Terbaru, Anggota DPRD Kabupaten Pasuruan dari PKS, Muhammad Nadir Umar, tertangkap Densus 88 karena keterlibatannya dalam jaringan ISIS (9/4). Muhammad Nadir Umar diamankan Tim Densus di Terminal T2 Bandara Internasional Juanda, Sabtu sore usai turun dari pesawat Air Asia XT 327 rute Kuala Lumpur – Surabaya.

Tertangkapnya salah satu kader PKS terkait jaringan teroris semakin menguatkan keterkaitan PKS dengan organisasi Ikhwanul Muslimin (IM) selama ini. Selain membahayakan, PKS yang merupakan perpanjangan tangan IM di Mesir juga akan merusak tatanan sosial kehidupan Indonesia, khususnya Jakarta yang sudah berjalan relatif stabil.

Sebenarnya, PKS telah lama dikaitkan dengan Ikhwanul Muslimin yang berbasis di Mesir. Hal ini disebabkan beberapa pendirinya bersekolah di sekolah-sekolah IM. Di samping itu, beberapa indikasi juga terlihat saat Mardani Ali Sera, juru bicara PKS, membenarkan bahwa beberapa karya pendiri IM, Hasan al-Banna, menjadi bacaan dan juga rujukan dalam proses pengkaderan partai.

Selain itu, pengakuan salah satu tokoh IM Yusuf al-Qordhowi dan dibenarkan oleh Pendiri PKS, Yusuf Supendi yang mengatakan 90% pendanaan pada pemilu 1999 yang diikuti PKS, didanai oleh partai-partai se-ideologi di Timur Tengah.

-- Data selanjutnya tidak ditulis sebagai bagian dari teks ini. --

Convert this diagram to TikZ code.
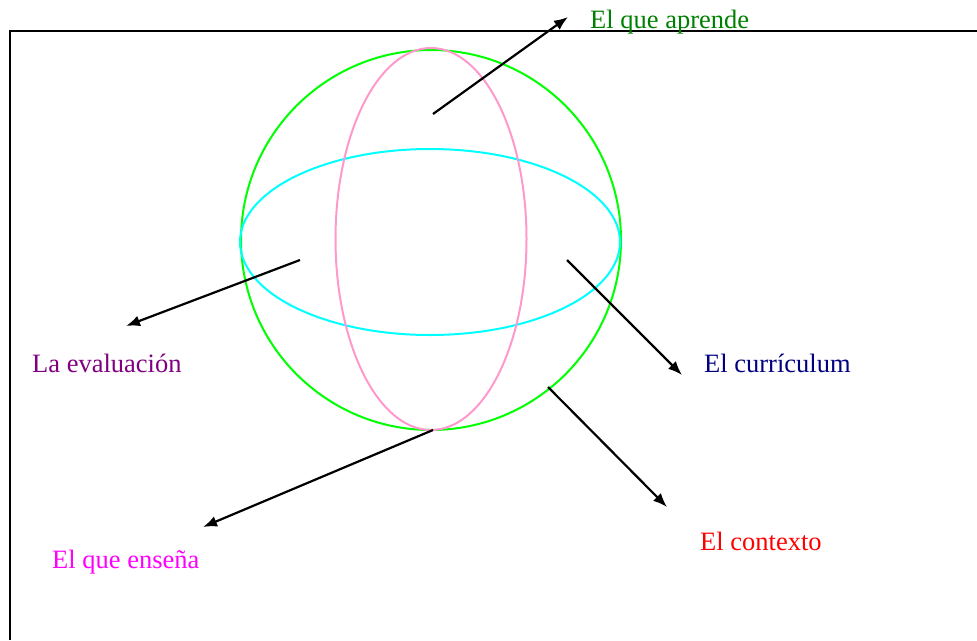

Begitu juga Ketua Dewan Syariah PKS, Surahman Hidayat, menegaskan bahwa mereka hanya mempunyai “hubungan cita-cita” dengan Ikhwanul Muslimin.

Padahal, jika dicermati penggulingan M. Morsi di Mesir yang menyebabkan jatuhnya korban banyak adalah ulahnya karena ingin mendirikan Mesir Islami di tengah keberagaman.

Perlu diketahui, IM sendiri adalah salah satu jamaah dari umat Islam, mengajak dan menuntut ditegakkannya syariat Allah, bekerja dengan-Nya dan untuk-Nya, keyakinan yang bersih menghujam dalam sanubari, pemahaman yang benar yang merasuk dalam akal dan fikrah, syariah yang mengatur al-jawarih (anggota tubuh), perilaku dan politik. Di kemudian hari, gerakan Ikhwanul Muslimin tersebar ke seluruh dunia.

Untuk itu, sebagai warga Jakarta, tentu harus lebih cermat lagi dalam memilih pemimpin. Melihat siapa yang berada di belakangnya, dana apa tujuan sebenarnya.

Anies-Sandi yang didukung PKS dan ormas radikal telah nyata menginginkan hadirnya Jakarta bersyariah, dan sangat dikhawatirkan Jakarta akan seperti Mesir yang hancur lebur. Dan cita-cita Jakarta Berpancasila dan beragam hanya bisa dipastikan dengan terpilihnya Basuki-Djarot yang selalu konsisten memperjuangkan kebhinnekaan warga Jakarta.